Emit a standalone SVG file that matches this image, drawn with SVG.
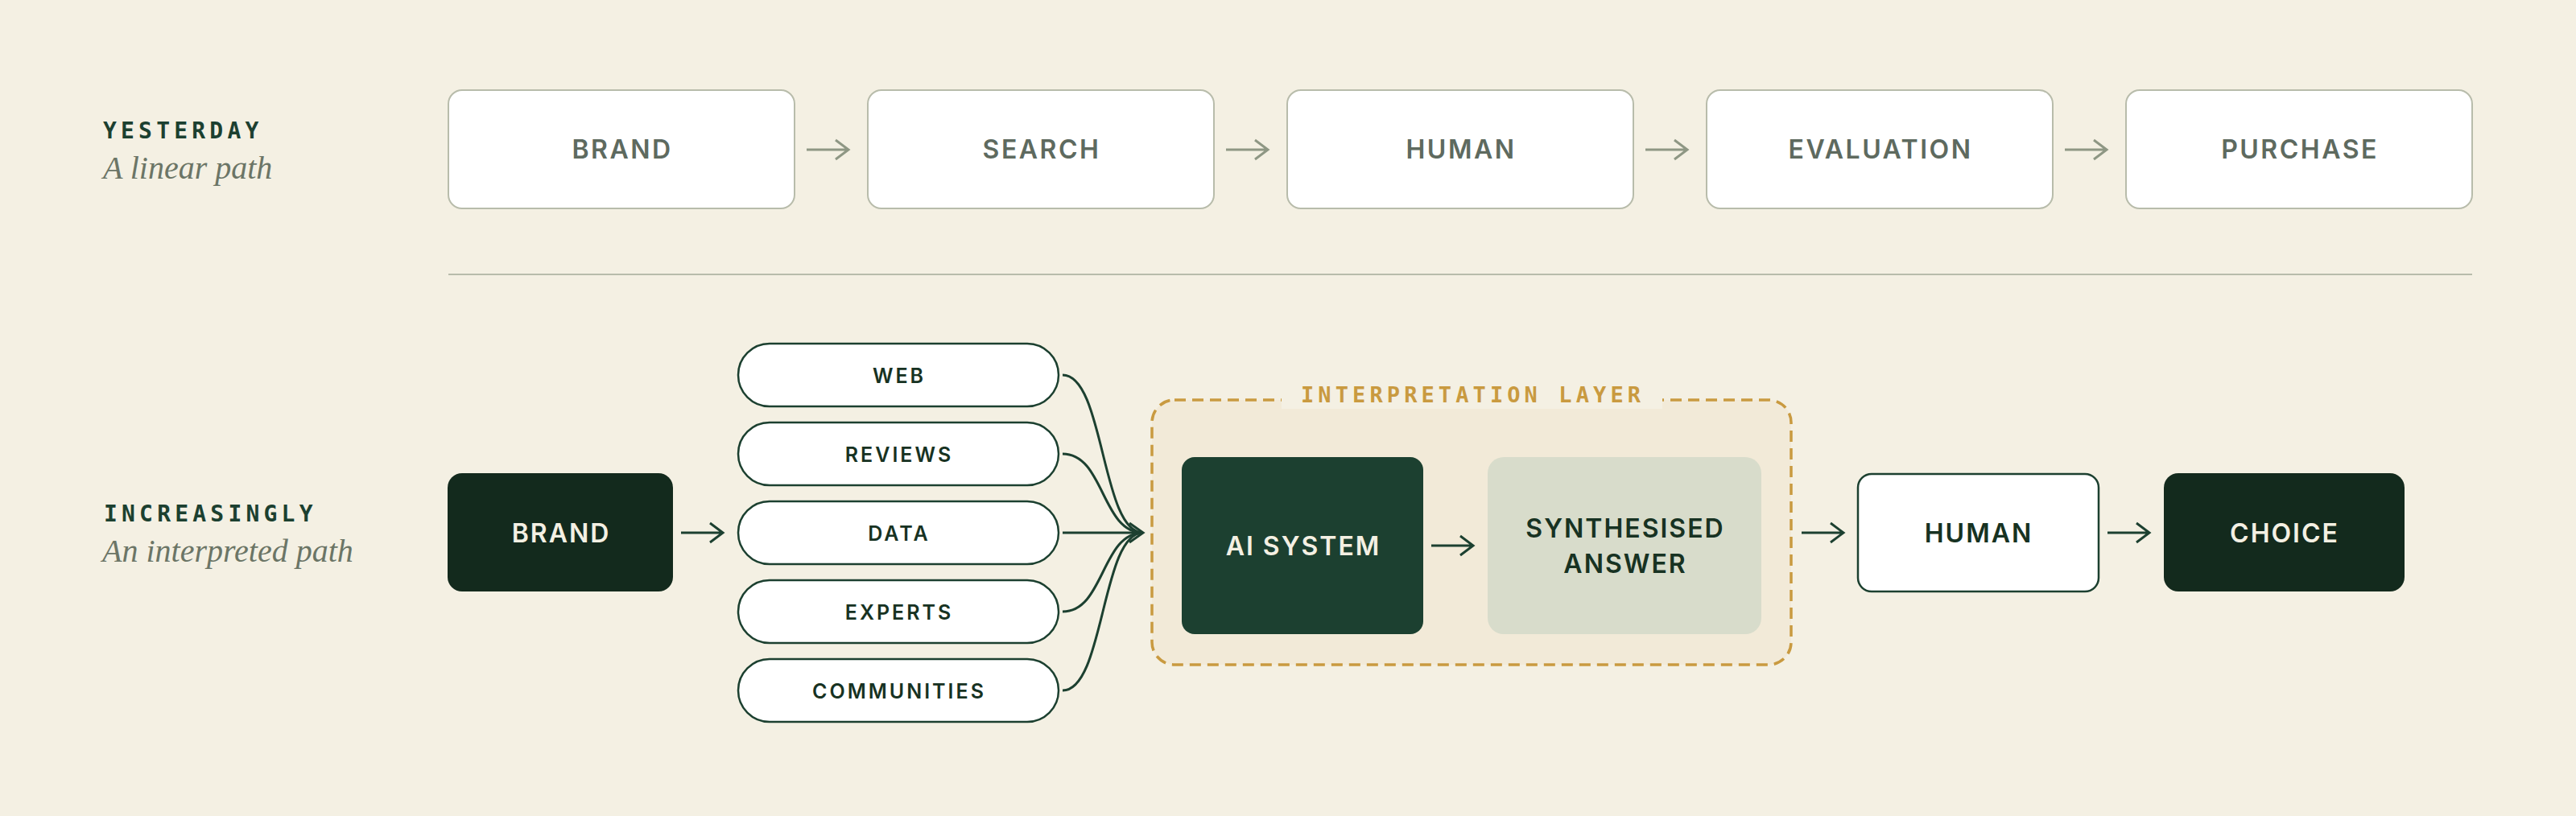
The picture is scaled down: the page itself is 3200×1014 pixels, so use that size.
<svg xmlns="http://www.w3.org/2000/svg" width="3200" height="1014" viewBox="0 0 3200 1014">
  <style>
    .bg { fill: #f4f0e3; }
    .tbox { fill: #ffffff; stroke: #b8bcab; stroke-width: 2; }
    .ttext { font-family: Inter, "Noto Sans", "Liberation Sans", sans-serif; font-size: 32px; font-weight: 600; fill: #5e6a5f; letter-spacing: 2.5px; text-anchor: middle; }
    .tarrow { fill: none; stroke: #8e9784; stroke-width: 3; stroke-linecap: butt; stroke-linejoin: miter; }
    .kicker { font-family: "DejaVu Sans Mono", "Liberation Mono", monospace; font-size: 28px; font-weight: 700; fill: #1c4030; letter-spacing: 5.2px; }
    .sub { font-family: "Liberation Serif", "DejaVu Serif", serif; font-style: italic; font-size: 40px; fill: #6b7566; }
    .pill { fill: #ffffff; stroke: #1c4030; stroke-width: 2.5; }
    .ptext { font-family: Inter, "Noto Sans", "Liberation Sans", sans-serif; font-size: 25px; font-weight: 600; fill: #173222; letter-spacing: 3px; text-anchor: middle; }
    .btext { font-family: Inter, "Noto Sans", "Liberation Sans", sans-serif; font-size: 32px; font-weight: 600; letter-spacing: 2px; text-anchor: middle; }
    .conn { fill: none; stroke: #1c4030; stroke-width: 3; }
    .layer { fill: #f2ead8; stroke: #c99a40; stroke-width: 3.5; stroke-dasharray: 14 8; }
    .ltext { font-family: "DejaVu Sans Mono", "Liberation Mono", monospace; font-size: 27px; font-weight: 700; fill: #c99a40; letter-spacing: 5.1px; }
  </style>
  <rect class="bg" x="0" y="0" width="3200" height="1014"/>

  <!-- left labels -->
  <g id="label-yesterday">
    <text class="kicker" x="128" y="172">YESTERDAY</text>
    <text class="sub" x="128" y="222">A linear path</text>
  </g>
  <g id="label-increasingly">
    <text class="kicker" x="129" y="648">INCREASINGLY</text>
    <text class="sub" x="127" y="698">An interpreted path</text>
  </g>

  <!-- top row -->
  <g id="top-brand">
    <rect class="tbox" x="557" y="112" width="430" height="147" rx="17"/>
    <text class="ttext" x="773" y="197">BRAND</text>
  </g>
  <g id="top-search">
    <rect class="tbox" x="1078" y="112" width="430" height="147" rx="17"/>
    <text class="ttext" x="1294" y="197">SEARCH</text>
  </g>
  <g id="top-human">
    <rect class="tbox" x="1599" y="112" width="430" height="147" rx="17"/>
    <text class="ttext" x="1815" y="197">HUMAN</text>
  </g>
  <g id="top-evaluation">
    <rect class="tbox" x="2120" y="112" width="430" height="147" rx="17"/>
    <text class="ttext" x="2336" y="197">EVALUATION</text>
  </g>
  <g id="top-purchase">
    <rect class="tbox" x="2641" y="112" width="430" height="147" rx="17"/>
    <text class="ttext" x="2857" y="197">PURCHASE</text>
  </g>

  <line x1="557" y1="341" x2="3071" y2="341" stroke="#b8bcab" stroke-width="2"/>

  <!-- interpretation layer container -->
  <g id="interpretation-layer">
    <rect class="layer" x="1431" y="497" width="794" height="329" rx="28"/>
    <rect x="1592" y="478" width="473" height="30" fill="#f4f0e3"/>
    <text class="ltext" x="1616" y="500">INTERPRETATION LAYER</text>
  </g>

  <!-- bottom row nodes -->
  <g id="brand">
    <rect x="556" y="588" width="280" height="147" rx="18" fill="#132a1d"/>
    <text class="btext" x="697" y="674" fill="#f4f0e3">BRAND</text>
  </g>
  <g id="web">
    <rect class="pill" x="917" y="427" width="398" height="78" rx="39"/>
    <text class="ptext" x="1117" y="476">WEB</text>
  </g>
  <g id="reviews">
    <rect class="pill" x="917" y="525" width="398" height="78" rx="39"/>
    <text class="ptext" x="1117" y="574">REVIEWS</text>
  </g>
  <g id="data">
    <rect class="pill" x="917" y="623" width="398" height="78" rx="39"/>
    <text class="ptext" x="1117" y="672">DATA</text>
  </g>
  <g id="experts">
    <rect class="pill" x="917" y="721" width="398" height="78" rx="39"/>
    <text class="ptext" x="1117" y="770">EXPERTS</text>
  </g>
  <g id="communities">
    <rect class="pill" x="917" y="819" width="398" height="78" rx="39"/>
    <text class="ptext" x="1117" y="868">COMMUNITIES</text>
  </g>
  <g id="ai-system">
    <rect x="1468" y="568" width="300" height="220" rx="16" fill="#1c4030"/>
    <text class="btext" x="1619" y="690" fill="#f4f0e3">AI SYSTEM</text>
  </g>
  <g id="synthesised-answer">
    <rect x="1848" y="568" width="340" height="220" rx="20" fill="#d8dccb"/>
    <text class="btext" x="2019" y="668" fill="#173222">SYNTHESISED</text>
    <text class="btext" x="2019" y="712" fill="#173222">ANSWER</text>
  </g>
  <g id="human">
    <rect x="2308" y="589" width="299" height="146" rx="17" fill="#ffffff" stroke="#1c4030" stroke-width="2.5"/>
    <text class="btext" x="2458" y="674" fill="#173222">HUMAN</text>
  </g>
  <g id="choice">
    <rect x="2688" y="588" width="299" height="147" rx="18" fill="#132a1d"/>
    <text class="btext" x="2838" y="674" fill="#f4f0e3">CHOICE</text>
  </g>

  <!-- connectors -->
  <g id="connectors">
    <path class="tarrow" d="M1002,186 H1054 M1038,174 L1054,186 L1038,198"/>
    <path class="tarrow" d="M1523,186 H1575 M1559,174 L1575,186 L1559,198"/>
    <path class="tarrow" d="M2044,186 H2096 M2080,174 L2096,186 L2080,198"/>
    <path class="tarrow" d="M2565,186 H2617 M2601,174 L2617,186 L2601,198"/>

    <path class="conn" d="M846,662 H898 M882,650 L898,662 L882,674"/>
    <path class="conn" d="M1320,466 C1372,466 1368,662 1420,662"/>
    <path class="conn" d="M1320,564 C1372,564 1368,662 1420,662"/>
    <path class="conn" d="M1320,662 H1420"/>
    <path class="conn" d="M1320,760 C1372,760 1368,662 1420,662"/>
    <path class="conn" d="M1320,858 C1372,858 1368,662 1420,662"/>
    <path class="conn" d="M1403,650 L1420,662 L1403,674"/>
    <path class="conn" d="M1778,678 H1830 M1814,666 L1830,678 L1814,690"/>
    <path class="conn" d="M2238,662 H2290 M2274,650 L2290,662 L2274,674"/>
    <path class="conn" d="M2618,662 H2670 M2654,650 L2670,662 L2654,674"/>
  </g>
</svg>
------------------------------------------------
(Goal of the exercise)
Within the listing above, find every line containing the string "that" and return it.

(Solution for this problem)
Emit a standalone SVG file that matches this image, drawn with SVG.
The picture is scaled down: the page itself is 3200×1014 pixels, so use that size.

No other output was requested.